Set exercise
Do not include the pictures; repeat the rest of the data exactly.

Supplied material
○ ○ ○

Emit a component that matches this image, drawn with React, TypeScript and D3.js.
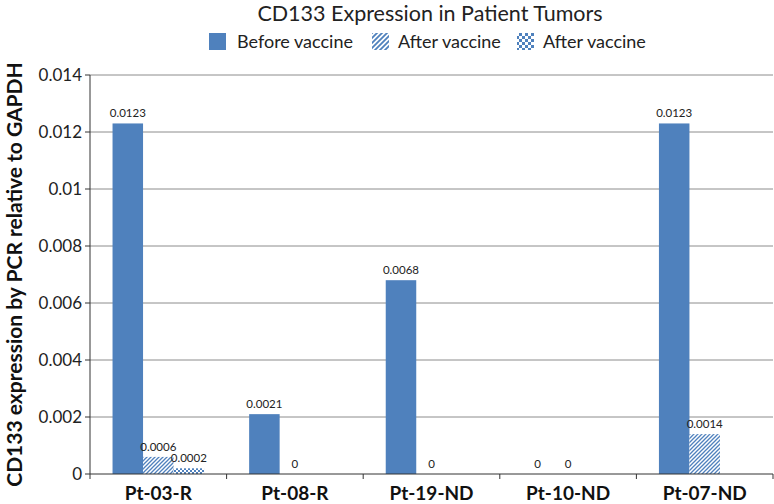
import React from "react";
import * as d3 from "d3";

const categories = ["Pt-03-R", "Pt-08-R", "Pt-19-ND", "Pt-10-ND", "Pt-07-ND"];
const beforeValues: (number | null)[] = [0.0123, 0.0021, 0.0068, 0, 0.0123];
const afterValues: (number | null)[] = [0.0006, 0, 0, 0, 0.0014];
const after2Values: (number | null)[] = [0.0002, null, null, null, null];
const seriesNames = ["Before vaccine", "After vaccine", "After vaccine"];
const yTicks = [0, 0.002, 0.004, 0.006, 0.008, 0.01, 0.012, 0.014];
const yTickLabels = ["0", "0.002", "0.004", "0.006", "0.008", "0.01", "0.012", "0.014"];

const W = 774, H = 504;
const left = 90, right = 773, top = 75, bottom = 474;
const BLUE = "#4F81BD";
const FONT = "Lato, 'Open Sans', sans-serif";

export default function App() {
  const x = d3.scaleBand().domain(categories).range([left, right]).paddingInner(0).paddingOuter(0);
  const y = d3.scaleLinear().domain([0, 0.014]).range([bottom, top]);
  const series = [beforeValues, afterValues, after2Values];
  const fills = [BLUE, "url(#hatch)", "url(#checker)"];
  const bw = x.bandwidth();
  const groupPad = bw * 0.165;
  const xs = d3.scaleBand().domain(["0", "1", "2"]).range([0, bw - 2 * groupPad]).padding(0);

  return (
    <svg width={W} height={H} style={{ position: "absolute", left: 0, top: 0, fontFamily: FONT }}>
      <defs>
        <pattern id="hatch" patternUnits="userSpaceOnUse" width="4" height="4">
          <rect width="4" height="4" fill="#fff" />
          <path d="M-1,1 l2,-2 M0,4 l4,-4 M3,5 l2,-2" stroke={BLUE} strokeWidth="1.3" />
        </pattern>
        <pattern id="checker" patternUnits="userSpaceOnUse" width="4" height="4">
          <rect width="4" height="4" fill="#fff" />
          <rect x="0" y="0" width="2" height="2" fill={BLUE} />
          <rect x="2" y="2" width="2" height="2" fill={BLUE} />
        </pattern>
        <pattern id="hatchL" patternUnits="userSpaceOnUse" width="5" height="5">
          <rect width="5" height="5" fill="#fff" />
          <path d="M-1,1 l2,-2 M0,5 l5,-5 M4,6 l2,-2" stroke={BLUE} strokeWidth="1.8" />
        </pattern>
        <pattern id="checkerL" patternUnits="userSpaceOnUse" width="6" height="6">
          <rect width="6" height="6" fill="#fff" />
          <rect x="0" y="0" width="3" height="3" fill={BLUE} />
          <rect x="3" y="3" width="3" height="3" fill={BLUE} />
        </pattern>
      </defs>
      <rect width={W} height={H} fill="#fff" />
      <text x={430} y={21} textAnchor="middle" fontSize={21.5} fill="#222">CD133 Expression in Patient Tumors</text>
      {/* legend */}
      <g>
        <rect x={209} y={33} width={17} height={17} fill={BLUE} />
        <text x={237} y={48} fontSize={18} fill="#222">{seriesNames[0]}</text>
        <rect x={372} y={33} width={17} height={17} fill="url(#hatchL)" />
        <text x={398} y={48} fontSize={18} fill="#222">{seriesNames[1]}</text>
        <rect x={517} y={33} width={17} height={17} fill="url(#checkerL)" />
        <text x={543} y={48} fontSize={18} fill="#222">{seriesNames[2]}</text>
      </g>
      {/* gridlines */}
      {yTicks.map((t, i) => (
        <g key={i}>
          {i > 0 && <line x1={left} x2={right} y1={y(t)} y2={y(t)} stroke="#8c8c8c" strokeWidth={1} />}
          <line x1={left - 5} x2={left} y1={y(t)} y2={y(t)} stroke="#333" />
          <text x={left - 8} y={y(t) + 6} textAnchor="end" fontSize={17} fill="#222">{yTickLabels[i]}</text>
        </g>
      ))}
      {/* bars */}
      {categories.map((c, ci) => (
        <g key={c}>
          {series.map((s, si) => {
            const v = s[ci];
            if (v === null) return null;
            const bx = (x(c) as number) + groupPad + (xs(String(si)) as number);
            const bwid = xs.bandwidth();
            return (
              <g key={si}>
                {v > 0 && <rect x={bx} y={y(v)} width={bwid} height={bottom - y(v)} fill={fills[si]} />}
                <text x={bx + bwid / 2} y={y(v) - 6} textAnchor="middle" fontSize={11.5} fill="#222">{String(v)}</text>
              </g>
            );
          })}
        </g>
      ))}
      {/* axes */}
      <line x1={left} x2={left} y1={top} y2={bottom} stroke="#333" />
      <line x1={left} x2={right} y1={bottom} y2={bottom} stroke="#333" />
      {categories.map((c, i) => (
        <line key={"t" + i} x1={x(c)} x2={x(c)} y1={bottom} y2={bottom + 5} stroke="#333" />
      ))}
      <line x1={right} x2={right} y1={bottom} y2={bottom + 5} stroke="#333" />
      {categories.map((c) => (
        <text key={"l" + c} x={(x(c) as number) + bw / 2} y={500} textAnchor="middle" fontSize={19} fontWeight="bold" fill="#111">{c}</text>
      ))}
      <text transform={`translate(22,${(top + bottom) / 2}) rotate(-90)`} textAnchor="middle" fontSize={21} fontWeight="bold" fill="#111">
        CD133 expression by PCR relative to GAPDH
      </text>
    </svg>
  );
}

○ ○ ○

Reply to the task
Emit a component that matches this image, drawn with React, TypeScript and D3.js.
import React from "react";
import * as d3 from "d3";

const categories = ["Pt-03-R", "Pt-08-R", "Pt-19-ND", "Pt-10-ND", "Pt-07-ND"];
const beforeValues: (number | null)[] = [0.0123, 0.0021, 0.0068, 0, 0.0123];
const afterValues: (number | null)[] = [0.0006, 0, 0, 0, 0.0014];
const after2Values: (number | null)[] = [0.0002, null, null, null, null];
const seriesNames = ["Before vaccine", "After vaccine", "After vaccine"];
const yTicks = [0, 0.002, 0.004, 0.006, 0.008, 0.01, 0.012, 0.014];
const yTickLabels = ["0", "0.002", "0.004", "0.006", "0.008", "0.01", "0.012", "0.014"];

const W = 774, H = 504;
const left = 90, right = 773, top = 75, bottom = 474;
const BLUE = "#4F81BD";
const FONT = "Lato, 'Open Sans', sans-serif";

export default function App() {
  const x = d3.scaleBand().domain(categories).range([left, right]).paddingInner(0).paddingOuter(0);
  const y = d3.scaleLinear().domain([0, 0.014]).range([bottom, top]);
  const series = [beforeValues, afterValues, after2Values];
  const fills = [BLUE, "url(#hatch)", "url(#checker)"];
  const bw = x.bandwidth();
  const groupPad = bw * 0.165;
  const xs = d3.scaleBand().domain(["0", "1", "2"]).range([0, bw - 2 * groupPad]).padding(0);

  return (
    <svg width={W} height={H} style={{ position: "absolute", left: 0, top: 0, fontFamily: FONT }}>
      <defs>
        <pattern id="hatch" patternUnits="userSpaceOnUse" width="4" height="4">
          <rect width="4" height="4" fill="#fff" />
          <path d="M-1,1 l2,-2 M0,4 l4,-4 M3,5 l2,-2" stroke={BLUE} strokeWidth="1.3" />
        </pattern>
        <pattern id="checker" patternUnits="userSpaceOnUse" width="4" height="4">
          <rect width="4" height="4" fill="#fff" />
          <rect x="0" y="0" width="2" height="2" fill={BLUE} />
          <rect x="2" y="2" width="2" height="2" fill={BLUE} />
        </pattern>
        <pattern id="hatchL" patternUnits="userSpaceOnUse" width="5" height="5">
          <rect width="5" height="5" fill="#fff" />
          <path d="M-1,1 l2,-2 M0,5 l5,-5 M4,6 l2,-2" stroke={BLUE} strokeWidth="1.8" />
        </pattern>
        <pattern id="checkerL" patternUnits="userSpaceOnUse" width="6" height="6">
          <rect width="6" height="6" fill="#fff" />
          <rect x="0" y="0" width="3" height="3" fill={BLUE} />
          <rect x="3" y="3" width="3" height="3" fill={BLUE} />
        </pattern>
      </defs>
      <rect width={W} height={H} fill="#fff" />
      <text x={430} y={21} textAnchor="middle" fontSize={21.5} fill="#222">CD133 Expression in Patient Tumors</text>
      {/* legend */}
      <g>
        <rect x={209} y={33} width={17} height={17} fill={BLUE} />
        <text x={237} y={48} fontSize={18} fill="#222">{seriesNames[0]}</text>
        <rect x={372} y={33} width={17} height={17} fill="url(#hatchL)" />
        <text x={398} y={48} fontSize={18} fill="#222">{seriesNames[1]}</text>
        <rect x={517} y={33} width={17} height={17} fill="url(#checkerL)" />
        <text x={543} y={48} fontSize={18} fill="#222">{seriesNames[2]}</text>
      </g>
      {/* gridlines */}
      {yTicks.map((t, i) => (
        <g key={i}>
          {i > 0 && <line x1={left} x2={right} y1={y(t)} y2={y(t)} stroke="#8c8c8c" strokeWidth={1} />}
          <line x1={left - 5} x2={left} y1={y(t)} y2={y(t)} stroke="#333" />
          <text x={left - 8} y={y(t) + 6} textAnchor="end" fontSize={17} fill="#222">{yTickLabels[i]}</text>
        </g>
      ))}
      {/* bars */}
      {categories.map((c, ci) => (
        <g key={c}>
          {series.map((s, si) => {
            const v = s[ci];
            if (v === null) return null;
            const bx = (x(c) as number) + groupPad + (xs(String(si)) as number);
            const bwid = xs.bandwidth();
            return (
              <g key={si}>
                {v > 0 && <rect x={bx} y={y(v)} width={bwid} height={bottom - y(v)} fill={fills[si]} />}
                <text x={bx + bwid / 2} y={y(v) - 6} textAnchor="middle" fontSize={11.5} fill="#222">{String(v)}</text>
              </g>
            );
          })}
        </g>
      ))}
      {/* axes */}
      <line x1={left} x2={left} y1={top} y2={bottom} stroke="#333" />
      <line x1={left} x2={right} y1={bottom} y2={bottom} stroke="#333" />
      {categories.map((c, i) => (
        <line key={"t" + i} x1={x(c)} x2={x(c)} y1={bottom} y2={bottom + 5} stroke="#333" />
      ))}
      <line x1={right} x2={right} y1={bottom} y2={bottom + 5} stroke="#333" />
      {categories.map((c) => (
        <text key={"l" + c} x={(x(c) as number) + bw / 2} y={500} textAnchor="middle" fontSize={19} fontWeight="bold" fill="#111">{c}</text>
      ))}
      <text transform={`translate(22,${(top + bottom) / 2}) rotate(-90)`} textAnchor="middle" fontSize={21} fontWeight="bold" fill="#111">
        CD133 expression by PCR relative to GAPDH
      </text>
    </svg>
  );
}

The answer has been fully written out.